### STATED GOAL:
Copy only what lies from the line containing "Convert this chart" through the line containing "import * as" in the entries below, keeping both end lines exact and dropping every picture.

### INFORMATION GIVEN:
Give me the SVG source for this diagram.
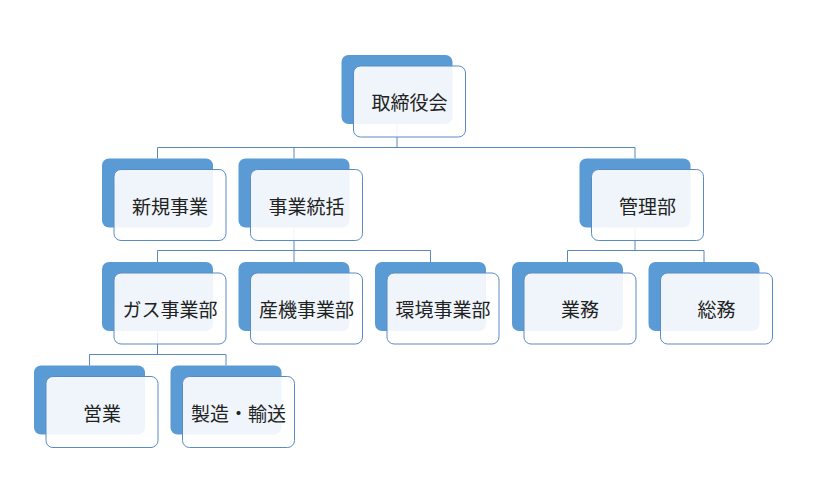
<svg xmlns="http://www.w3.org/2000/svg" width="820" height="481" viewBox="0 0 820 481">
<style>
.bk{fill:#5B9BD5}
.fr{fill:#ffffff;fill-opacity:0.9;stroke:#5A8BC6;stroke-width:1}
.tx{font-family:"Noto Sans CJK JP","Noto Sans CJK SC",sans-serif;font-size:19px;fill:#222;text-anchor:middle;dominant-baseline:central}
.cn{fill:none;stroke:#5A87BF;stroke-width:1}
</style>
<rect width="820" height="481" fill="#ffffff"/>
<g id="connectors">
<path class="cn" d="M397,124 V147.5 M157.5,147.5 H635 M157.5,147.5 V158.5 M294,147.5 V158.5 M635,147.5 V158.5"/>
<path class="cn" d="M294,227.5 V250.5 M157.5,250.5 H430.5 M157.5,250.5 V262 M294,250.5 V262 M430.5,250.5 V262"/>
<path class="cn" d="M635,227.5 V250.5 M567.5,250.5 H704 M567.5,250.5 V262 M704,250.5 V262"/>
<path class="cn" d="M157.5,331 V354.5 M89.5,354.5 H226 M89.5,354.5 V365.5 M226,354.5 V365.5"/>
</g>
<g id="n-root" transform="translate(397,55)">
<rect class="bk" x="-55.5" y="0" width="111" height="69" rx="7"/>
<rect class="fr" x="-43.5" y="11" width="112" height="71" rx="7"/>
<text class="tx" x="12.5" y="46.5">取締役会</text>
</g>
<g id="n-shinki" transform="translate(157.5,158.5)">
<rect class="bk" x="-55.5" y="0" width="111" height="69" rx="7"/>
<rect class="fr" x="-43.5" y="11" width="112" height="71" rx="7"/>
<text class="tx" x="12.5" y="46.5">新規事業</text>
</g>
<g id="n-tokatsu" transform="translate(294,158.5)">
<rect class="bk" x="-55.5" y="0" width="111" height="69" rx="7"/>
<rect class="fr" x="-43.5" y="11" width="112" height="71" rx="7"/>
<text class="tx" x="12.5" y="46.5">事業統括</text>
</g>
<g id="n-kanri" transform="translate(635,158.5)">
<rect class="bk" x="-55.5" y="0" width="111" height="69" rx="7"/>
<rect class="fr" x="-43.5" y="11" width="112" height="71" rx="7"/>
<text class="tx" x="12.5" y="46.5">管理部</text>
</g>
<g id="n-gas" transform="translate(157.5,262)">
<rect class="bk" x="-55.5" y="0" width="111" height="69" rx="7"/>
<rect class="fr" x="-43.5" y="11" width="112" height="71" rx="7"/>
<text class="tx" x="12.5" y="46.5">ガス事業部</text>
</g>
<g id="n-sanki" transform="translate(294,262)">
<rect class="bk" x="-55.5" y="0" width="111" height="69" rx="7"/>
<rect class="fr" x="-43.5" y="11" width="112" height="71" rx="7"/>
<text class="tx" x="12.5" y="46.5">産機事業部</text>
</g>
<g id="n-kankyo" transform="translate(430.5,262)">
<rect class="bk" x="-55.5" y="0" width="111" height="69" rx="7"/>
<rect class="fr" x="-43.5" y="11" width="112" height="71" rx="7"/>
<text class="tx" x="12.5" y="46.5">環境事業部</text>
</g>
<g id="n-gyomu" transform="translate(567.5,262)">
<rect class="bk" x="-55.5" y="0" width="111" height="69" rx="7"/>
<rect class="fr" x="-43.5" y="11" width="112" height="71" rx="7"/>
<text class="tx" x="12.5" y="46.5">業務</text>
</g>
<g id="n-somu" transform="translate(704,262)">
<rect class="bk" x="-55.5" y="0" width="111" height="69" rx="7"/>
<rect class="fr" x="-43.5" y="11" width="112" height="71" rx="7"/>
<text class="tx" x="12.5" y="46.5">総務</text>
</g>
<g id="n-eigyo" transform="translate(89.5,365.5)">
<rect class="bk" x="-55.5" y="0" width="111" height="69" rx="7"/>
<rect class="fr" x="-43.5" y="11" width="112" height="71" rx="7"/>
<text class="tx" x="12.5" y="46.5">営業</text>
</g>
<g id="n-seizo" transform="translate(226,365.5)">
<rect class="bk" x="-55.5" y="0" width="111" height="69" rx="7"/>
<rect class="fr" x="-43.5" y="11" width="112" height="71" rx="7"/>
<text class="tx" x="12.5" y="46.5">製造・輸送</text>
</g>
</svg>
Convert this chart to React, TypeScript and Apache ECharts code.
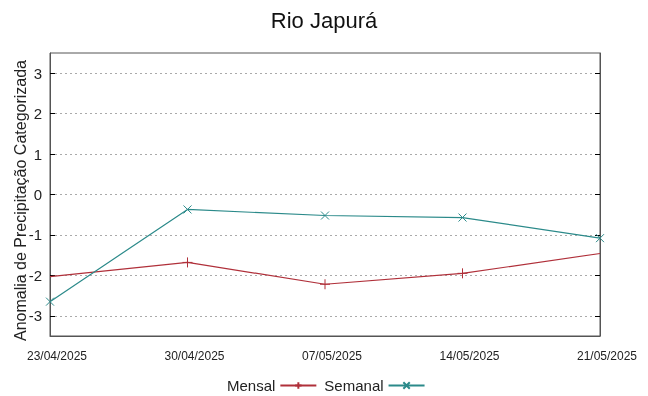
import React, { useEffect, useRef } from "react";
import * as echarts from "echarts";

const categories = ["23/04/2025", "30/04/2025", "07/05/2025", "14/05/2025", "21/05/2025"];
const mensal = [-2.03, -1.68, -2.22, -1.95, -1.46];
const semanal = [-2.65, -0.37, -0.52, -0.57, -1.08];
const yTicks = [-3, -2, -1, 0, 1, 2, 3];

const FONT = "Liberation Sans, Arial, sans-serif";

export default function App() {
  const ref = useRef<HTMLDivElement>(null);
  useEffect(() => {
    if (!ref.current) return;
    const chart = echarts.init(ref.current, undefined, { renderer: "svg" });
    const plusSym = "path://M0,5L10,5M5,0L5,10";
    const xSym = "path://M0,0L10,10M10,0L0,10";
    const mensalData = mensal.map((v, i) => ({
      value: v,
      symbol: i === 0 || i === mensal.length - 1 ? "none" : plusSym,
    }));
    chart.setOption({
      animation: false,
      textStyle: { fontFamily: FONT },
      title: {
        text: "Rio Japurá",
        left: "center",
        top: 4,
        textStyle: { fontFamily: FONT, fontSize: 22, fontWeight: "normal", color: "#111" },
      },
      legend: {
        top: 373,
        left: 222,
        align: "right",
        itemWidth: 36,
        itemHeight: 8,
        itemGap: 7,
        textStyle: { fontFamily: FONT, fontSize: 15, color: "#222" },
        data: ["Mensal", "Semanal"],
      },
      grid: {
        left: 50,
        right: 48,
        top: 53,
        bottom: 60,
        show: true,
        borderColor: "#555",
        borderWidth: 1,
        backgroundColor: "transparent",
        outerBoundsMode: "none",
        containLabel: false,
      },
      xAxis: [
        {
          type: "category",
          data: categories,
          boundaryGap: false,
          axisLine: { show: true, onZero: false, lineStyle: { color: "#555" } },
          axisTick: { show: false },
          axisLabel: {
            fontFamily: FONT,
            fontSize: 12,
            color: "#222",
            margin: 14,
            padding: [0, 0, 0, 14],
            showMinLabel: true,
            showMaxLabel: true,
            interval: 0,
          },
          splitLine: { show: false },
        },
      ],
      yAxis: [
        {
          type: "value",
          min: -3.5,
          max: 3.5,
          interval: 0.5,
          name: "Anomalia de Precipitação Categorizada",
          nameLocation: "middle",
          nameGap: 22,
          nameRotate: 90,
          nameMoveOverlap: false,
          nameTextStyle: { fontFamily: FONT, fontSize: 16, color: "#222", padding: [0, 12, 0, 0] },
          axisLine: { show: true, lineStyle: { color: "#555" } },
          axisTick: {
            show: true,
            inside: true,
            length: 5,
            customValues: yTicks,
            lineStyle: { color: "#000" },
          },
          axisLabel: {
            fontFamily: FONT,
            fontSize: 15,
            color: "#222",
            margin: 8,
            customValues: yTicks,
            formatter: (v: number) => String(v),
          },
          splitLine: {
            show: true,
            lineStyle: { color: "#aaa", type: [2, 3], width: 1 },
          },
        },
        {
          type: "value",
          min: -3.5,
          max: 3.5,
          interval: 0.5,
          position: "right",
          axisLine: { show: true, lineStyle: { color: "#555" } },
          axisTick: {
            show: true,
            inside: true,
            length: 5,
            customValues: yTicks,
            lineStyle: { color: "#000" },
          },
          axisLabel: { show: false },
          splitLine: { show: false },
        },
      ],
      series: [
        {
          name: "Mensal",
          type: "line",
          data: mensalData,
          symbol: plusSym,
          symbolSize: 10,
          showAllSymbol: true,
          color: "#b0303a",
          lineStyle: { color: "#b0303a", width: 1.2 },
          itemStyle: { color: "none", borderColor: "#b0303a", borderWidth: 1 },
        },
        {
          name: "Semanal",
          type: "line",
          data: semanal,
          symbol: xSym,
          symbolSize: 8,
          showAllSymbol: true,
          color: "#2b8a8a",
          lineStyle: { color: "#2b8a8a", width: 1.2 },
          itemStyle: { color: "none", borderColor: "#2b8a8a", borderWidth: 1 },
        },
      ],
    });
    return () => chart.dispose();
  }, []);
  return (
    <div
      ref={ref}
      style={{ position: "fixed", left: 0, top: 0, width: 648, height: 396 }}
    />
  );
}
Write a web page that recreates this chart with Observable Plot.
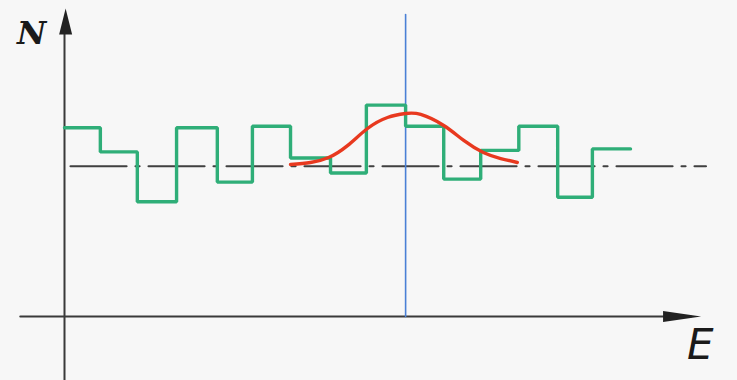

### EXERCISE OUTPUT:
Convert this chart to React, TypeScript and Apache ECharts code.
import React, { useEffect, useRef } from "react";
import * as echarts from "echarts";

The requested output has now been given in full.